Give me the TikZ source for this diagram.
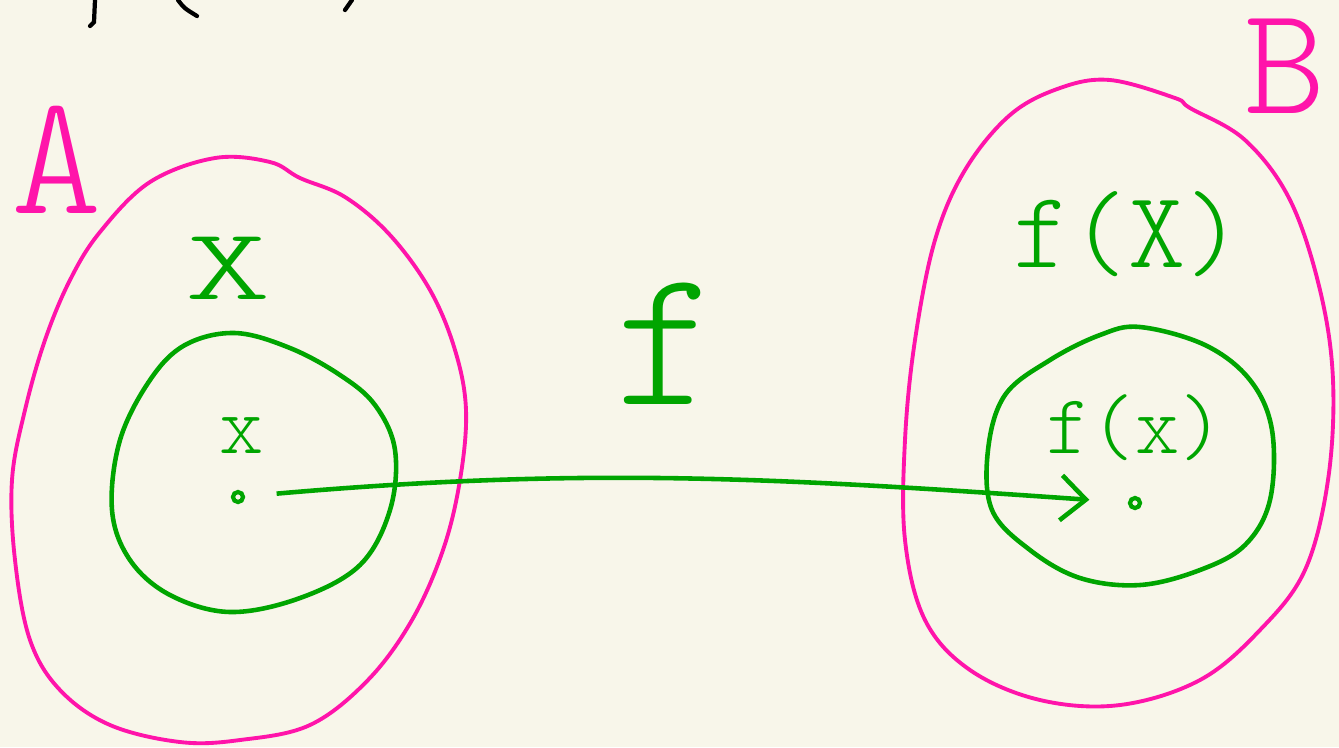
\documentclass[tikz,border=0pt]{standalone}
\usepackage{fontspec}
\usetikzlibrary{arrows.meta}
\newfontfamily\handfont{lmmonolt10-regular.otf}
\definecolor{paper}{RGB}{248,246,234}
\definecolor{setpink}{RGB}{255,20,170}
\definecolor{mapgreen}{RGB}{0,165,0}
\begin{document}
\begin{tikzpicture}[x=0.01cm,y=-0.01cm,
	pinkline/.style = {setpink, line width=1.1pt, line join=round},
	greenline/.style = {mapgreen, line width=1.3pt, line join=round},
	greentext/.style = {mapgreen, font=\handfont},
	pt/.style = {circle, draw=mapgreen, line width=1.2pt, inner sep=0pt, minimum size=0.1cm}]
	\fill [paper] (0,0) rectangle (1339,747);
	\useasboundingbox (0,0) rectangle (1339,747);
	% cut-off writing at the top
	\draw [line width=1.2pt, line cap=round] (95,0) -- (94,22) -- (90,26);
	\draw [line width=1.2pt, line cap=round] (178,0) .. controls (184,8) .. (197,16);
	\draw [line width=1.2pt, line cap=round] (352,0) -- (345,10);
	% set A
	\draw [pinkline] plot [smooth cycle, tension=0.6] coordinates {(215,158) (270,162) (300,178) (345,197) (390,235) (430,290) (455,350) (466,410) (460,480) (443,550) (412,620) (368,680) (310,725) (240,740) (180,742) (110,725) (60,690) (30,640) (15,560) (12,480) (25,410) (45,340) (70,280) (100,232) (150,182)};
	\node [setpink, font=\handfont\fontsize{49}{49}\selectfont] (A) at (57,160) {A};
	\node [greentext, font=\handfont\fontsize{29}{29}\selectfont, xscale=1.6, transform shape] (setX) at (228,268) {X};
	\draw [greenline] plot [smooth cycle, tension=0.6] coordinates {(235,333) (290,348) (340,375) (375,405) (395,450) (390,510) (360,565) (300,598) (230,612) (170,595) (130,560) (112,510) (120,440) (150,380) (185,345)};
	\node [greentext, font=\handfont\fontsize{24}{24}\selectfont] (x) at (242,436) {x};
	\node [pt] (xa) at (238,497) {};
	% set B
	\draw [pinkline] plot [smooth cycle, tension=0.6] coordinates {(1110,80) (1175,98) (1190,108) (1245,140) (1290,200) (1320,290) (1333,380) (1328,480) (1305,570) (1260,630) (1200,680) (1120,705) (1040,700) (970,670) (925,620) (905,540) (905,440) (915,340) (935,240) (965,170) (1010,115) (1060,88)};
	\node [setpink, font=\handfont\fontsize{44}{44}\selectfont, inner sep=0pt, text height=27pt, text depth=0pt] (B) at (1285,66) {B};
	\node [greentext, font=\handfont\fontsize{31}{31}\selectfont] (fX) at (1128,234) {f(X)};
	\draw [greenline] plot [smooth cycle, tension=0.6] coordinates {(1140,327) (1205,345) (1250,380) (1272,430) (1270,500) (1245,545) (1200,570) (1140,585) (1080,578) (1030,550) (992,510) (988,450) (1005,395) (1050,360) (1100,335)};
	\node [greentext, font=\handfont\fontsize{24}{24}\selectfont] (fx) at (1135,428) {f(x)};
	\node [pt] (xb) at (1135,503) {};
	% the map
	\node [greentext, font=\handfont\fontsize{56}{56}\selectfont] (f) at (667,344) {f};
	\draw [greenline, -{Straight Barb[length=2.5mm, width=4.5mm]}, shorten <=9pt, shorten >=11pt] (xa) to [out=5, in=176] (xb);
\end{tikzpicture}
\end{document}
----------
Exercise description: Print the complete listing exactly as it stands, without its pictures.

Problem solution:
Give me the TikZ source for this diagram.
\documentclass[tikz,border=0pt]{standalone}
\usepackage{fontspec}
\usetikzlibrary{arrows.meta}
\newfontfamily\handfont{lmmonolt10-regular.otf}
\definecolor{paper}{RGB}{248,246,234}
\definecolor{setpink}{RGB}{255,20,170}
\definecolor{mapgreen}{RGB}{0,165,0}
\begin{document}
\begin{tikzpicture}[x=0.01cm,y=-0.01cm,
	pinkline/.style = {setpink, line width=1.1pt, line join=round},
	greenline/.style = {mapgreen, line width=1.3pt, line join=round},
	greentext/.style = {mapgreen, font=\handfont},
	pt/.style = {circle, draw=mapgreen, line width=1.2pt, inner sep=0pt, minimum size=0.1cm}]
	\fill [paper] (0,0) rectangle (1339,747);
	\useasboundingbox (0,0) rectangle (1339,747);
	% cut-off writing at the top
	\draw [line width=1.2pt, line cap=round] (95,0) -- (94,22) -- (90,26);
	\draw [line width=1.2pt, line cap=round] (178,0) .. controls (184,8) .. (197,16);
	\draw [line width=1.2pt, line cap=round] (352,0) -- (345,10);
	% set A
	\draw [pinkline] plot [smooth cycle, tension=0.6] coordinates {(215,158) (270,162) (300,178) (345,197) (390,235) (430,290) (455,350) (466,410) (460,480) (443,550) (412,620) (368,680) (310,725) (240,740) (180,742) (110,725) (60,690) (30,640) (15,560) (12,480) (25,410) (45,340) (70,280) (100,232) (150,182)};
	\node [setpink, font=\handfont\fontsize{49}{49}\selectfont] (A) at (57,160) {A};
	\node [greentext, font=\handfont\fontsize{29}{29}\selectfont, xscale=1.6, transform shape] (setX) at (228,268) {X};
	\draw [greenline] plot [smooth cycle, tension=0.6] coordinates {(235,333) (290,348) (340,375) (375,405) (395,450) (390,510) (360,565) (300,598) (230,612) (170,595) (130,560) (112,510) (120,440) (150,380) (185,345)};
	\node [greentext, font=\handfont\fontsize{24}{24}\selectfont] (x) at (242,436) {x};
	\node [pt] (xa) at (238,497) {};
	% set B
	\draw [pinkline] plot [smooth cycle, tension=0.6] coordinates {(1110,80) (1175,98) (1190,108) (1245,140) (1290,200) (1320,290) (1333,380) (1328,480) (1305,570) (1260,630) (1200,680) (1120,705) (1040,700) (970,670) (925,620) (905,540) (905,440) (915,340) (935,240) (965,170) (1010,115) (1060,88)};
	\node [setpink, font=\handfont\fontsize{44}{44}\selectfont, inner sep=0pt, text height=27pt, text depth=0pt] (B) at (1285,66) {B};
	\node [greentext, font=\handfont\fontsize{31}{31}\selectfont] (fX) at (1128,234) {f(X)};
	\draw [greenline] plot [smooth cycle, tension=0.6] coordinates {(1140,327) (1205,345) (1250,380) (1272,430) (1270,500) (1245,545) (1200,570) (1140,585) (1080,578) (1030,550) (992,510) (988,450) (1005,395) (1050,360) (1100,335)};
	\node [greentext, font=\handfont\fontsize{24}{24}\selectfont] (fx) at (1135,428) {f(x)};
	\node [pt] (xb) at (1135,503) {};
	% the map
	\node [greentext, font=\handfont\fontsize{56}{56}\selectfont] (f) at (667,344) {f};
	\draw [greenline, -{Straight Barb[length=2.5mm, width=4.5mm]}, shorten <=9pt, shorten >=11pt] (xa) to [out=5, in=176] (xb);
\end{tikzpicture}
\end{document}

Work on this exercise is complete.